**DATA FOR THIS EXERCISE**
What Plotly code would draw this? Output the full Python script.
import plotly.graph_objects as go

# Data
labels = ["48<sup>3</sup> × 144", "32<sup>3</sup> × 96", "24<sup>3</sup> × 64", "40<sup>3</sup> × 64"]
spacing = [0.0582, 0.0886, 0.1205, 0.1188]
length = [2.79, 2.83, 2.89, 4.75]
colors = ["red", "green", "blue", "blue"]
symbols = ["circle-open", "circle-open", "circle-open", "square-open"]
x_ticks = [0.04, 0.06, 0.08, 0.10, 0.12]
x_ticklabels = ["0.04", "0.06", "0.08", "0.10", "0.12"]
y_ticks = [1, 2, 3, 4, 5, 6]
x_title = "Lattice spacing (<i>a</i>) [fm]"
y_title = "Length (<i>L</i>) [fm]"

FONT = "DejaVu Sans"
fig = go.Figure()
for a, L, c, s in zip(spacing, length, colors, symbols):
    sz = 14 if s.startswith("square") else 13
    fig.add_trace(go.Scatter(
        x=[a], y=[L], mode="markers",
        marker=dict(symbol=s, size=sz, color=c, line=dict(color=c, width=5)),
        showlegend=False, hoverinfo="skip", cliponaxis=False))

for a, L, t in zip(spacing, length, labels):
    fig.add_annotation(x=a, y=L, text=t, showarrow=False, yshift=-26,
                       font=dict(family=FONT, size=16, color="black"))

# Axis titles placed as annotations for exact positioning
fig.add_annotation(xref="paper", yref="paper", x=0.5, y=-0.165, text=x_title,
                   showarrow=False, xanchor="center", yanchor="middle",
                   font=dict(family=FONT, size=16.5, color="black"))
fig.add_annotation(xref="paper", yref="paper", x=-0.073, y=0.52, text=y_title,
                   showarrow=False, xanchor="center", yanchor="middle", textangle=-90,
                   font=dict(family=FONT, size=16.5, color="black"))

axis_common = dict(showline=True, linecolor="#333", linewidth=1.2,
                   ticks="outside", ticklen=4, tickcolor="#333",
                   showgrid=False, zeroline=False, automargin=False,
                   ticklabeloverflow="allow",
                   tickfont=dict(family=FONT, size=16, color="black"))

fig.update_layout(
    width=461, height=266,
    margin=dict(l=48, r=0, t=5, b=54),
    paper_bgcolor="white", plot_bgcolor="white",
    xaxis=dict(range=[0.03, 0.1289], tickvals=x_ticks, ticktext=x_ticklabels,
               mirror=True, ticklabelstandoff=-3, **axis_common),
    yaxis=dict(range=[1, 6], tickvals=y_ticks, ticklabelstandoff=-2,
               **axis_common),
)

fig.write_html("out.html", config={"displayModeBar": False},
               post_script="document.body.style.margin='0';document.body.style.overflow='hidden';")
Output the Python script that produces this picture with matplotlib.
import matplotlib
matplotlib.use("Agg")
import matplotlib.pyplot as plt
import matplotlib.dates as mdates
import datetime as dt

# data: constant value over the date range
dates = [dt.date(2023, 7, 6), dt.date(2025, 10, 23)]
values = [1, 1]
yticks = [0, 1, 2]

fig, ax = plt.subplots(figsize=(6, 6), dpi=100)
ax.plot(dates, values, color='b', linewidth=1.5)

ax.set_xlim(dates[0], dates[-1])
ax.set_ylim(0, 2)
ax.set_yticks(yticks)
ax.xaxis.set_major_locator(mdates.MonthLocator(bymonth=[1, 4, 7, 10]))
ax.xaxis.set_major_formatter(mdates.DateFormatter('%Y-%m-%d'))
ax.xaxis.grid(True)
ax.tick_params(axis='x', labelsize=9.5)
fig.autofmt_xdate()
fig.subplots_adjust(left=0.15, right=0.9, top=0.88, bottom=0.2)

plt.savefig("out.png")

**DESCRIPTION OF THE TASK**
Reproduce exactly, please, only the lines from the start of the data above to the line that contains "import plotly.graph_objects as go", with both ends kept.

**RESULT**
What Plotly code would draw this? Output the full Python script.
import plotly.graph_objects as go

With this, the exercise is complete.